We are constantly advised of its utmost importance. Consistency is, after all, the very basis of the algorithms driving social networks. Serving up a regular stream of content helps us gain visibility, start conversations, remind fans that we're around, and establish authority. The more consistent and predictable the content, the higher the chances of gaining a following, maintaining discussion and, thus, getting seen in feeds.
We're told that if we aren't consistent, our social presences will shrivel and die. And that's where all of these rules come in: Post to your blog at least two or three times per week, tweet at least five times per day, post to Facebook at least once per day...and so on.
Talk about pressure.
Yes — consistency is very crucial. And that's great if you have enough content to meet or exceed the acceptable "minimums" for various social channels.
But I'd argue that other types of consistency are much more important:
Is every blog post or article you write well-crafted, substantive, and generally error-free?
Is every photo you share clear and crisp, well-composed, properly sized, and relevant?
Are your videos compelling enough to hold a person's attention for their respective lengths?
Do you always do your best to help people who reach out to you via your social channels (within reason)?
Do you always acknowledge and respond appropriately to legitimate comments, direct messages, @replies, and emails that warrant answering, even when they are negative?

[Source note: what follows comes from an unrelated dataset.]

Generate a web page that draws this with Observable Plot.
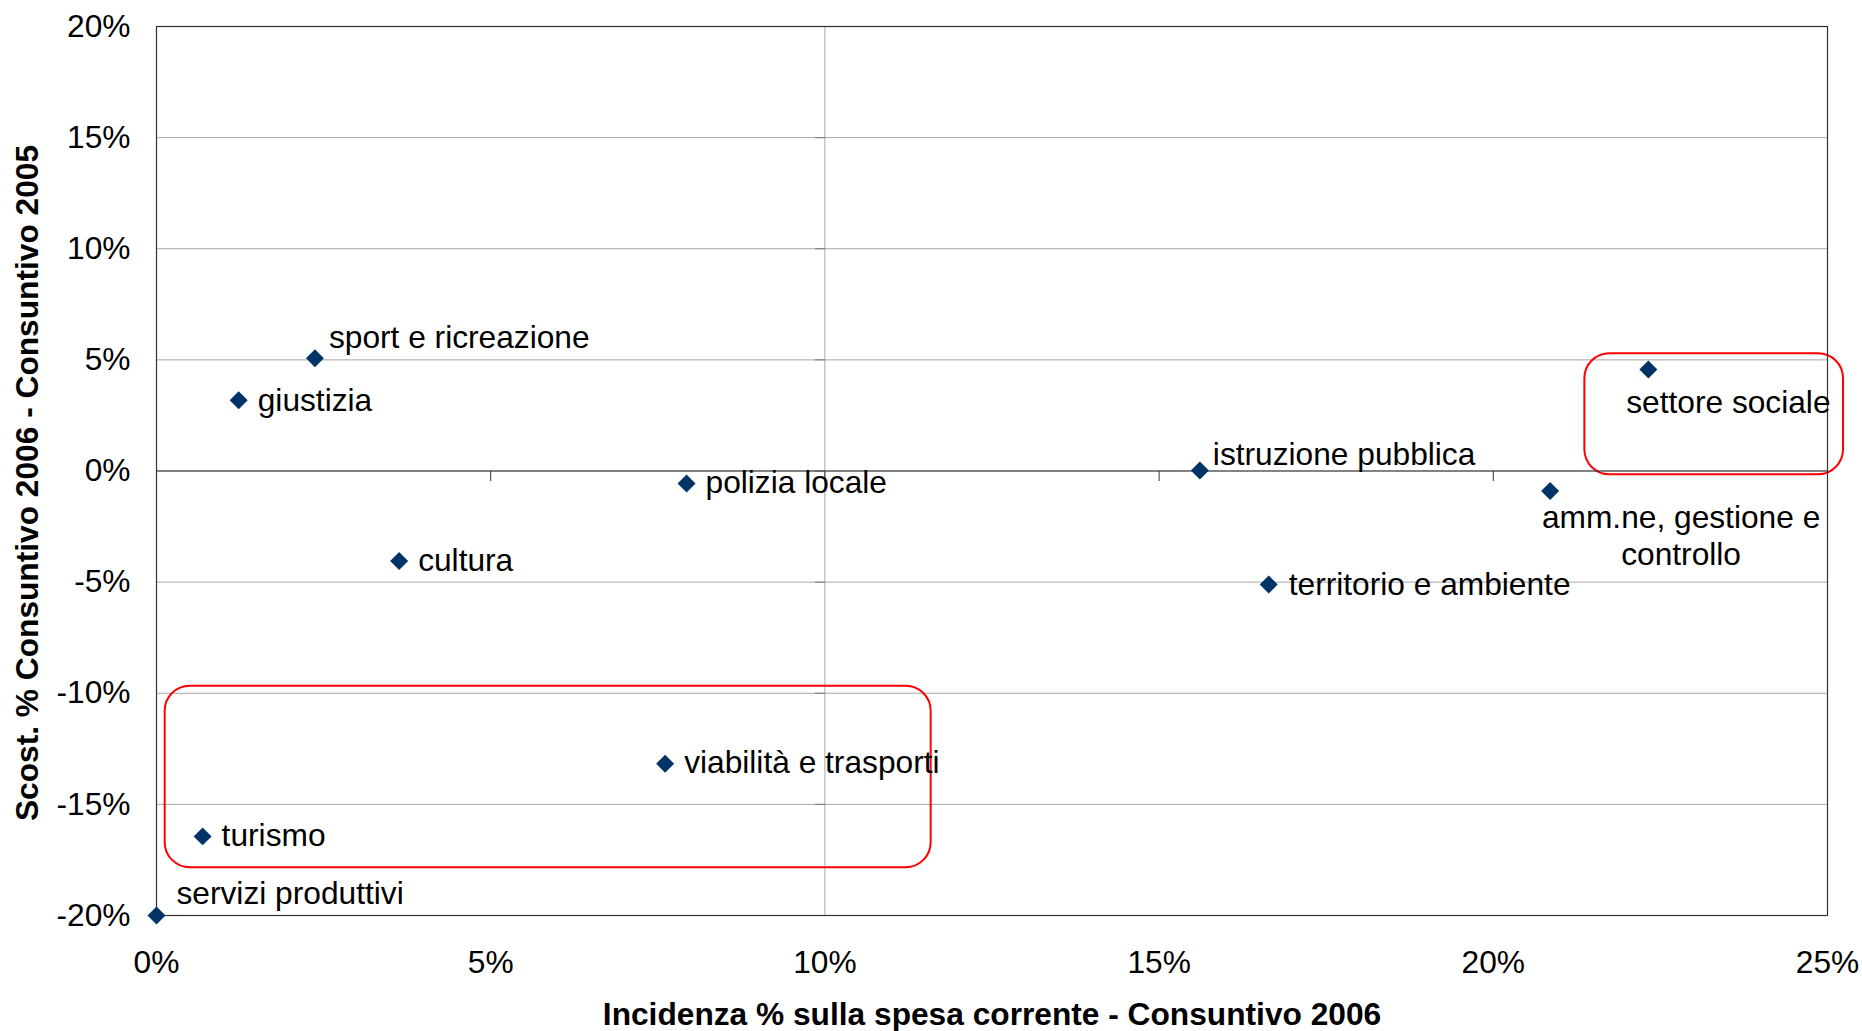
<!DOCTYPE html>
<html><head><meta charset="utf-8">
<script src="https://cdn.jsdelivr.net/npm/d3@7"></script>
<script src="https://cdn.jsdelivr.net/npm/@observablehq/plot@0.6"></script>
<style>html,body{margin:0;padding:0;background:#fff;} svg{display:block}</style>
</head><body><div id="chart"></div>
<script>
// ---- data (percent units) ----
const categories = ["servizi produttivi","turismo","giustizia","sport e ricreazione","cultura","viabilità e trasporti","polizia locale","istruzione pubblica","territorio e ambiente","amm.ne, gestione e controllo","settore sociale"];
const incidenza = [0.0, 0.69, 1.23, 2.37, 3.63, 7.61, 7.93, 15.61, 16.64, 20.85, 22.32];
const scostamento = [-20.0, -16.44, 3.18, 5.07, -4.05, -13.17, -0.56, 0.02, -5.11, -0.90, 4.57];
const labels = ["servizi produttivi","turismo","giustizia","sport e ricreazione","cultura","viabilità e trasporti","polizia locale","istruzione pubblica","territorio e ambiente","amm.ne, gestione e\ncontrollo","settore sociale"];
const xTicks = [0, 5, 10, 15, 20, 25];
const xTickLabels = ["0%","5%","10%","15%","20%","25%"];
const yTicks = [-20, -15, -10, -5, 0, 5, 10, 15, 20];
const yTickLabels = ["-20%","-15%","-10%","-5%","0%","5%","10%","15%","20%"];
const xTitle = "Incidenza % sulla spesa corrente - Consuntivo 2006";
const yTitle = "Scost. % Consuntivo 2006 - Consuntivo 2005";
// highlighted areas (red rounded boxes), in data units
const highlightX1 = [0.13, 21.37];
const highlightX2 = [11.59, 25.24];
const highlightY1 = [-17.85, -0.17];
const highlightY2 = [-9.68, 5.28];

// ---- styles ----
const FONT = "'Liberation Sans', Arial, sans-serif";
const FS = 31.7;
const labelPlacement = {
  "servizi produttivi": {dx: 20, dy: -23, textAnchor: "start"},
  "turismo": {dx: 19, dy: -2, textAnchor: "start"},
  "giustizia": {dx: 19, dy: -1.5, textAnchor: "start"},
  "sport e ricreazione": {dx: 14, dy: -22, textAnchor: "start"},
  "cultura": {dx: 19, dy: -1.5, textAnchor: "start"},
  "viabilità e trasporti": {dx: 19, dy: -2, textAnchor: "start"},
  "polizia locale": {dx: 19, dy: -2, textAnchor: "start"},
  "istruzione pubblica": {dx: 13, dy: -17.5, textAnchor: "start"},
  "territorio e ambiente": {dx: 20, dy: -1.5, textAnchor: "start"},
  "amm.ne, gestione e controllo": {dx: 131, dy: 44, textAnchor: "middle"},
  "settore sociale": {dx: 80, dy: 32, textAnchor: "middle"}
};

const table = categories.map((c, i) => ({name: c, x: incidenza[i], y: scostamento[i], label: labels[i]}));
const boxes = highlightX1.map((_, i) => ({x1: highlightX1[i], x2: highlightX2[i], y1: highlightY1[i], y2: highlightY2[i]}));

const tickDown = {draw(ctx) { ctx.moveTo(0, 0); ctx.lineTo(0, 10); }};
const tickLeft = {draw(ctx) { ctx.moveTo(0, 0); ctx.lineTo(-10, 0); }};

const labelMarks = table.map(d => {
  const p = labelPlacement[d.name];
  return Plot.text([d], {x: "x", y: "y", text: "label", dx: p.dx, dy: p.dy, textAnchor: p.textAnchor,
    lineHeight: 1.16, fontSize: FS, fill: "#000"});
});

const chart = Plot.plot({
  width: 1862, height: 1031,
  marginLeft: 156, marginRight: 35, marginTop: 26, marginBottom: 116,
  style: {fontFamily: FONT, fontSize: FS + "px", background: "#fff", color: "#000"},
  x: {domain: [0, 25], label: null},
  y: {domain: [-20, 20], label: null},
  marks: [
    Plot.gridY({ticks: yTicks, stroke: "#a6a6a6", strokeOpacity: 1, strokeWidth: 1}),
    Plot.ruleX([10], {stroke: "#a6a6a6", strokeWidth: 1}),
    Plot.dot(yTicks, {x: () => 10, y: d => d, symbol: tickLeft, r: 5, fill: "none", stroke: "#777", strokeWidth: 1}),
    Plot.rect(boxes, {x1: "x1", x2: "x2", y1: "y1", y2: "y2", fill: "none", stroke: "#ff0000", strokeWidth: 2, rx: 25, ry: 25}),
    Plot.ruleY([0], {stroke: "#333", strokeWidth: 1.2}),
    Plot.dot(xTicks, {x: d => d, y: () => 0, symbol: tickDown, r: 5, fill: "none", stroke: "#333", strokeWidth: 1}),
    Plot.frame({stroke: "#333", strokeWidth: 1.2}),
    Plot.dot(table, {x: "x", y: "y", symbol: "diamond2", r: 8.1, fill: "#003366", stroke: "none"}),
    ...labelMarks,
    Plot.axisY({ticks: yTicks, tickFormat: d => yTickLabels[yTicks.indexOf(d)], tickSize: 0, tickPadding: 26, fontSize: FS, label: null, fill: "#000"}),
    Plot.axisX({ticks: xTicks, tickFormat: d => xTickLabels[xTicks.indexOf(d)], tickSize: 0, tickPadding: 35, fontSize: FS, label: null, fill: "#000"}),
    Plot.text([xTitle], {text: d => d, frameAnchor: "bottom", textAnchor: "middle", lineAnchor: "middle", dy: 99, fontWeight: "bold", fontSize: FS, fill: "#000"}),
    Plot.text([yTitle], {text: d => d, frameAnchor: "left", textAnchor: "middle", lineAnchor: "middle", rotate: -90, dx: -129, dy: 12, fontWeight: "bold", fontSize: FS, fill: "#000"})
  ]
});
document.getElementById("chart").appendChild(chart);
</script>
</body></html>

Do you always correspond with your online community in a timely manner?
Do you keep all of your promises?
If you can answer "yes" to each of these questions, then I'm willing to bet your social graph is — or will be — doing more than OK. Even if you aren't always 100 percent predictable.
It's quality — not quantity — that's going to win in the end. So if you go a day without tweeting, don't beat yourself up. Just make sure that when you share, it's worth sharing.